We hold onto grudges like we hold onto luggage! We need to let go of our hurts and find a place of grace and peace, allowing the good work of the Father to intervene on our behalf.
We cannot take out the pieces of the bible that don’t suit us when it is convenient: But if you do not forgive others their sins, your Father will not forgive your sins. – Matthew 6:15
How about James 4:11 – Do not speak evil against one another
Here’s one we are all familiar with, the “Golden Rule” – So in everything, do to others what you would have them do to you – Matthew 7:12.

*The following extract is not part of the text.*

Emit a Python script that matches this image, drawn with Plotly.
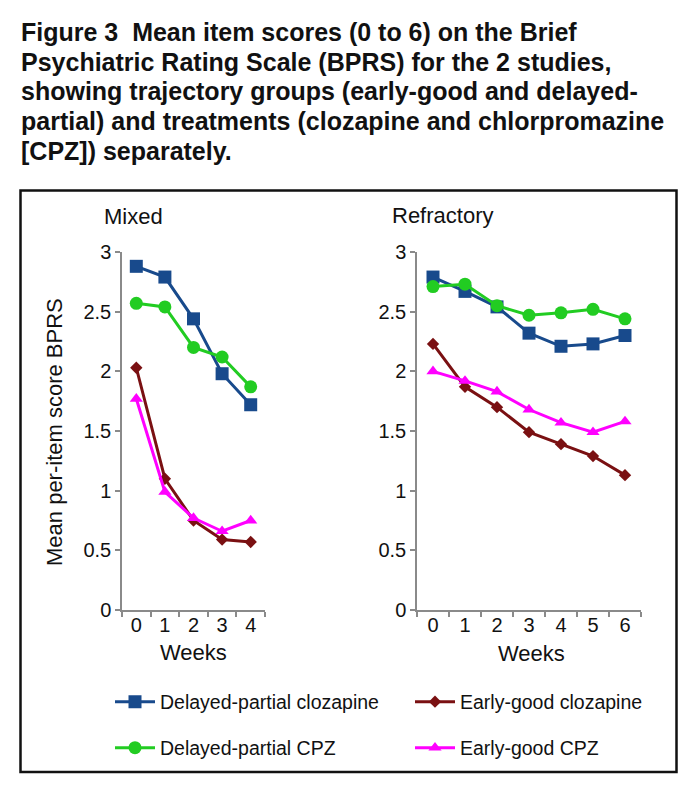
import plotly.graph_objects as go

# ---------------- data ----------------
weeks_mixed = [0, 1, 2, 3, 4]
weeks_refractory = [0, 1, 2, 3, 4, 5, 6]

series_names = [
    "Delayed-partial clozapine",
    "Early-good clozapine",
    "Delayed-partial CPZ",
    "Early-good CPZ",
]

mixed_dp_clozapine = [2.88, 2.79, 2.44, 1.98, 1.72]
mixed_eg_clozapine = [2.03, 1.10, 0.75, 0.59, 0.57]
mixed_dp_cpz = [2.57, 2.54, 2.20, 2.12, 1.87]
mixed_eg_cpz = [1.77, 0.99, 0.77, 0.66, 0.75]

refr_dp_clozapine = [2.79, 2.67, 2.54, 2.32, 2.21, 2.23, 2.30]
refr_eg_clozapine = [2.23, 1.87, 1.70, 1.49, 1.39, 1.29, 1.13]
refr_dp_cpz = [2.71, 2.73, 2.55, 2.47, 2.49, 2.52, 2.44]
refr_eg_cpz = [2.00, 1.92, 1.83, 1.68, 1.57, 1.49, 1.58]

y_tick_vals = [0, 0.5, 1, 1.5, 2, 2.5, 3]
y_tick_text = ["0", "0.5", "1", "1.5", "2", "2.5", "3"]

title_lines = [
    "Figure 3\u00a0\u00a0Mean item scores (0 to 6) on the Brief",
    "Psychiatric Rating Scale (BPRS) for the 2 studies,",
    "showing trajectory groups (early-good and delayed-",
    "partial) and treatments (clozapine and chlorpromazine",
    "[CPZ]) separately.",
]

# ---------------- style ----------------
# the page body has an 8px default margin, so the figure is 8px smaller than the window
OFF = 8
W, H = 696 - OFF, 795 - OFF
FONT = "Liberation Sans, Arial, Helvetica, sans-serif"
colors = ["#184A8C", "#7A1012", "#22CC22", "#FF00FF"]
symbols = ["square", "diamond", "circle", "triangle-up"]
sizes = [13, 9.5, 13, 11.5]
legend_ids = ["legend", "legend2", "legend3", "legend4"]
legend_pos = [(110, 702), (410, 702), (110, 748), (410, 748)]


def px_x(v):
    return (v - OFF) / W


def px_y(v):
    return 1 - (v - OFF) / H


mixed_sets = [mixed_dp_clozapine, mixed_eg_clozapine, mixed_dp_cpz, mixed_eg_cpz]
refr_sets = [refr_dp_clozapine, refr_eg_clozapine, refr_dp_cpz, refr_eg_cpz]

fig = go.Figure()
for i, name in enumerate(series_names):
    fig.add_trace(go.Scatter(
        x=weeks_mixed, y=mixed_sets[i], name=name, mode="lines+markers",
        line=dict(color=colors[i], width=3),
        marker=dict(symbol=symbols[i], size=sizes[i], color=colors[i], line=dict(width=0)),
        xaxis="x", yaxis="y", showlegend=True, legend=legend_ids[i], cliponaxis=False,
    ))
for i, name in enumerate(series_names):
    fig.add_trace(go.Scatter(
        x=weeks_refractory, y=refr_sets[i], name=name, mode="lines+markers",
        line=dict(color=colors[i], width=3),
        marker=dict(symbol=symbols[i], size=sizes[i], color=colors[i], line=dict(width=0)),
        xaxis="x2", yaxis="y2", showlegend=False, cliponaxis=False,
    ))

axis_gray = "#8A8A8A"
tick_font = dict(family=FONT, size=20, color="#111111")

common_x = dict(
    showline=True, linecolor=axis_gray, linewidth=1.5, showgrid=False, zeroline=False,
    ticks="", ticklen=0, tickfont=tick_font, ticklabelstandoff=-4, automargin=False,
    minor=dict(tick0=0.5, dtick=1, ticks="outside", ticklen=5, tickcolor=axis_gray, tickwidth=1.5, showgrid=False),
    fixedrange=True,
)
common_y = dict(
    showline=True, linecolor=axis_gray, linewidth=1.5, showgrid=False, zeroline=False,
    range=[0, 3], tickmode="array", tickvals=y_tick_vals, ticktext=y_tick_text,
    ticks="outside", ticklen=5, tickcolor=axis_gray, tickwidth=1.5, tickfont=tick_font,
    ticklabelstandoff=0, fixedrange=True, automargin=False,
)

y_dom = [px_y(610), px_y(252)]
layout_legends = {}
for lid, (lx, ly) in zip(legend_ids, legend_pos):
    layout_legends[lid] = dict(
        orientation="h", x=px_x(lx), y=px_y(ly), xanchor="left", yanchor="middle",
        font=dict(family=FONT, size=19.5, color="#111111"), itemwidth=40,
        bgcolor="rgba(0,0,0,0)", itemclick=False, itemdoubleclick=False,
    )

fig.update_layout(
    width=W, height=H,
    margin=dict(l=0, r=0, t=0, b=0, autoexpand=False),
    paper_bgcolor="white", plot_bgcolor="white",
    font=dict(family=FONT, color="#111111"),
    xaxis=dict(domain=[px_x(122), px_x(265)], range=[-0.5, 4.5], tickmode="array",
               tickvals=weeks_mixed, ticktext=[str(w) for w in weeks_mixed], anchor="y", **common_x),
    yaxis=dict(domain=y_dom, anchor="x", **common_y),
    xaxis2=dict(domain=[px_x(417), px_x(641)], range=[-0.5, 6.5], tickmode="array",
                tickvals=weeks_refractory, ticktext=[str(w) for w in weeks_refractory], anchor="y2", **common_x),
    yaxis2=dict(domain=y_dom, anchor="x2", **common_y),
    showlegend=True,
    **layout_legends,
)

annotations = []
baselines = [41, 71, 100, 130, 160]
for line, b in zip(title_lines, baselines):
    annotations.append(dict(
        text="<b>" + line + "</b>", x=px_x(19), y=px_y(b - 8.7), xref="paper", yref="paper",
        xanchor="left", yanchor="middle", showarrow=False,
        font=dict(family=FONT, size=25, color="#111111"),
    ))

label_font = dict(family=FONT, size=22, color="#111111")
annotations += [
    dict(text="Mixed", x=px_x(102), y=px_y(216), xref="paper", yref="paper", xanchor="left",
         yanchor="middle", showarrow=False, font=label_font),
    dict(text="Refractory", x=px_x(390), y=px_y(215), xref="paper", yref="paper", xanchor="left",
         yanchor="middle", showarrow=False, font=label_font),
    dict(text="Weeks", x=px_x(193.5), y=px_y(652), xref="paper", yref="paper", xanchor="center",
         yanchor="middle", showarrow=False, font=label_font),
    dict(text="Weeks", x=px_x(531.5), y=px_y(653), xref="paper", yref="paper", xanchor="center",
         yanchor="middle", showarrow=False, font=label_font),
    dict(text="Mean per-item score BPRS", x=px_x(55), y=px_y(432), xref="paper", yref="paper",
         xanchor="center", yanchor="middle", textangle=-90, showarrow=False, font=label_font),
]
fig.update_layout(annotations=annotations)

fig.add_shape(type="rect", xref="paper", yref="paper",
              x0=px_x(20.5), x1=px_x(676.5), y0=px_y(772), y1=px_y(190.5),
              line=dict(color="#111111", width=2.5), fillcolor="rgba(0,0,0,0)", layer="below")

fig.write_html("out.html", config={"displayModeBar": False})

We all have had someone treat us wrong. If you’ve attended pre-school for 3 days its happened. How we handle the situation is what keeps us acting either like we are still 4 years old or it elevates our maturity level to biblical proportions.
At some point we have to man or woman up and realize we are not playing games but dealing with the lives of people. Not dealing with conflict has a long lasting ripple effect that we never truly see.
Christian leaders are some of the worst at resolving conflict. Most of us leaders need to climb down from our high horses and understand that position doesn’t guarantee us immunity from responding to the bible in kind.
What God expects from ALL of us is to be obedient to His word!
Here is a simple role play exercise when we have been offended:
Offended: Hi Offender, the other day when we were talking you said/did this. I’m sure you didn’t mean it this way, however I took it to mean this… (We are assuming innocents first).
Offender: I did say/do that but that is not what I meant. This is what I was trying to say/do. I am sorry for the misunderstanding. (Taking the more humble approach).
Offended: I didn’t think you meant it that way but I’m glad we cleared the air.
Offended: Hi Offender, the other day when we were talking you said/did this. I’m sure you didn’t mean it this way, however I took it to mean this…
Offender: Yes, I did say/do that and meant it that way.
Offended: Ok well it bothers me and for the following reasons…
At this point, you may have to walk away agreeing to disagree. If it is a vital issue that will decide your friendship, whether someone is going to be physically hurt or it is a heaven/hell issue, you will want to involve a partial, mutually agreed upon spiritual leader to help you resolve this.
If the issue is not vital, this is where “adulting” has to kick in. Walk away and try to understand that we all have different perspectives on life and ours isn’t the only right way to think.
The most difficult part of that example is having the courage to approach the Offender. Although most people don’t enjoy conflict, if you do that is another issue altogether, we must learn how to approach it with the idea of redemption.
If we cannot learn to handle conflict we will continue to kill off church going Christians a dozen at a time. And forget keeping those newly convinced of who Jesus is. Most unconvinced people think the church is full of hypocrites as it is. If we continue to handle conflict this way, we prove them right time and time again.
This is one of those things that, if it was easy everyone would do it. The truth is that if we all lived it, the church would be further along, God will be glorified more often and, because of the unity we would bring, there will be a blessing of a life released throughout the church.